Shingrix Gets FDA Go-Ahead

OCTOBER 20, 2017
Thomas Castles
Following unanimous advisory committee approval last month, the US Food and Drug Administration (FDA) has greenlighted GlaxoSmithKline’s Shingrix, a preventative vaccine for shingles (herpes zoster) in patients aged 50 and up.

The drug’s approval is based on positive results from phase 3 trials, wherein Shingrix demonstrated efficacy against shingles greater than 90% across all age groups, as well as sustained efficacy over a follow-up period of 4 years in more than 38,000 patients, according to a GSK statement.

“Shingrix represents a significant scientific advancement in the field of vaccinology,” said Dr Thomas Breuer, senior vice president and chief medical officer of GSK vaccines. “The risk and severity of shingles increases with age as the immune system loses the ability to mount a strong and effective response to infection. Shingrix was developed specifically to overcome the age-related decline in immunity.”

By preventing shingles, Shingrix also reduced overall incidence of postherpetic neuralgia (PHN), a form of chronic nerve pain and the most common health complication associated with shingles.

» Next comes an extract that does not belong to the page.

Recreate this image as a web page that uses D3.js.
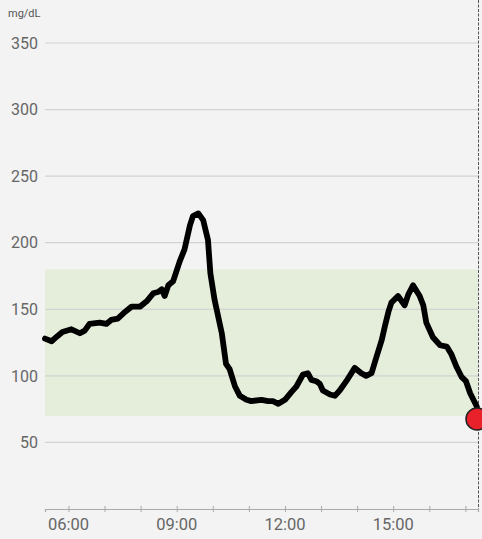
<!DOCTYPE html>
<html>
<head>
<meta charset="utf-8">
<script src="https://cdn.jsdelivr.net/npm/d3@7"></script>
<style>
  html, body { margin: 0; padding: 0; background: #f3f3f3; }
  svg { display: block; font-family: Roboto, "Noto Sans", sans-serif; }
</style>
</head>
<body>
<svg id="chart"></svg>
<script>
// glucose readings (time of day, mg/dL)
const times = ["05:21","05:32","05:42","05:50","06:05","06:19","06:27","06:35","06:52","07:03",
  "07:11","07:22","07:34","07:45","07:59","08:10","08:21","08:29","08:35","08:40",
  "08:46","08:54","09:05","09:13","09:22","09:27","09:36","09:44","09:52","09:56",
  "10:03","10:15","10:22","10:28","10:37","10:45","10:56","11:04","11:21","11:32",
  "11:40","11:49","12:00","12:11","12:19","12:30","12:38","12:44","12:52","12:58",
  "13:03","13:15","13:23","13:31","13:42","13:56","14:07","14:15","14:24","14:32",
  "14:41","14:46","14:52","14:57","15:08","15:19","15:25","15:33","15:44","15:50",
  "15:55","16:06","16:18","16:29","16:37","16:45","16:54","17:01","17:08","17:19","17:21"];
const glucose = [128,126,130,133,135,132,134,139,140,139,
  142,143,148,152,152,156,162,163,165,160,
  168,171,186,195,213,220,222,217,202,177,
  157,132,109,105,92,85,82,81,82,81,
  81,79,82,88,92,101,102,97,96,94,
  89,86,85,89,96,106,102,100,102,114,
  127,137,148,155,160,153,161,168,160,153,
  140,129,123,122,116,107,99,96,87,77,68];

const yTicks = [50, 100, 150, 200, 250, 300, 350];
const targetRange = [70, 180];
const timeStart = "05:21";
const timeNow = "17:21";

const width = 482, height = 539;
const margin = { top: 43, right: 4, bottom: 30, left: 45 };

const parseTime = d3.timeParse("%H:%M");
const data = times.map((t, i) => ({ time: parseTime(t), value: glucose[i] }));

const svg = d3.select("#chart")
    .attr("width", width)
    .attr("height", height);

svg.append("rect")
    .attr("width", width)
    .attr("height", height)
    .attr("fill", "#f3f3f3");

const x = d3.scaleTime()
    .domain([parseTime(timeStart), parseTime(timeNow)])
    .range([margin.left, width - margin.right]);

const y = d3.scaleLinear()
    .domain([0, 350])
    .range([height - margin.bottom, margin.top]);

// target range band
svg.append("rect")
    .attr("x", x.range()[0])
    .attr("width", x.range()[1] - x.range()[0])
    .attr("y", y(targetRange[1]))
    .attr("height", y(targetRange[0]) - y(targetRange[1]))
    .attr("fill", "#e5eedb");

// horizontal grid
svg.append("g")
    .selectAll("line")
    .data(yTicks)
    .enter()
    .append("line")
    .attr("x1", x.range()[0])
    .attr("x2", x.range()[1])
    .attr("y1", d => y(d))
    .attr("y2", d => y(d))
    .attr("stroke", "#d2d2d2")
    .attr("stroke-width", 1.2);

// y labels
svg.append("g")
    .selectAll("text")
    .data(yTicks)
    .enter()
    .append("text")
    .attr("x", 38)
    .attr("y", d => y(d))
    .attr("dy", "0.36em")
    .attr("text-anchor", "end")
    .attr("fill", "#666")
    .attr("font-size", "16px")
    .text(d => d);

svg.append("text")
    .attr("x", 8)
    .attr("y", 17)
    .attr("fill", "#555")
    .attr("font-size", "11px")
    .text("mg/dL");

// x axis
const xAxis = svg.append("g")
    .attr("transform", `translate(0, ${y(0)})`)
    .call(d3.axisBottom(x)
        .ticks(d3.timeHour.every(1))
        .tickSize(3)
        .tickFormat(""));
xAxis.select(".domain").attr("stroke", "#aaa").attr("stroke-width", 1.2);
xAxis.selectAll(".tick line").attr("stroke", "#aaa").attr("y1", -3);

svg.append("g")
    .selectAll("text")
    .data(x.ticks(d3.timeHour.every(3)))
    .enter()
    .append("text")
    .attr("x", d => x(d))
    .attr("y", y(0) + 21)
    .attr("text-anchor", "middle")
    .attr("fill", "#666")
    .attr("font-size", "16.5px")
    .text(d => d3.timeFormat("%H:%M")(d));

// "now" marker line
const nowX = Math.round(x(parseTime(timeNow))) + 0.5;
svg.append("line")
    .attr("x1", nowX)
    .attr("x2", nowX)
    .attr("y1", 0)
    .attr("y2", y(0))
    .attr("stroke", "#555")
    .attr("stroke-width", 1)
    .attr("stroke-dasharray", "3,1.5");

// glucose line
const line = d3.line()
    .x(d => x(d.time))
    .y(d => y(d.value));

svg.append("path")
    .datum(data)
    .attr("fill", "none")
    .attr("stroke", "#000")
    .attr("stroke-width", 5.8)
    .attr("stroke-linejoin", "round")
    .attr("stroke-linecap", "round")
    .attr("d", line);

// latest reading
const last = data[data.length - 1];
svg.append("circle")
    .attr("cx", x(last.time) - 1)
    .attr("cy", y(last.value) + 0.5)
    .attr("r", 11)
    .attr("fill", "#e8212b")
    .attr("stroke", "#222")
    .attr("stroke-width", 1.5);
</script>
</body>
</html>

Advisory panelists who recommended the drug’s approval on September 13 weighed the vaccine’s risks, which included local or general short-duration reactogenicity. However, the rate of severe adverse effects, deaths, and immune mediated diseases in the studies were proportional between treatment and placebo groups.

The US Centers for Disease Control and Prevention’s (CDC) Advisory Committee on Immunization Practices (ACIP) is expected to vote on a recommendation for the use of Shingrix at its meeting on Wednesday, October 25.

According to Simon Murray, MD, clinical assistant professor of Medicine at Rutgers Medical School, “the current shingles vaccine we have now is not adequate. [Shingrix is] a killed vaccine, not a live vaccine, mixed with some immune stimulants that makes it more immunogenic.”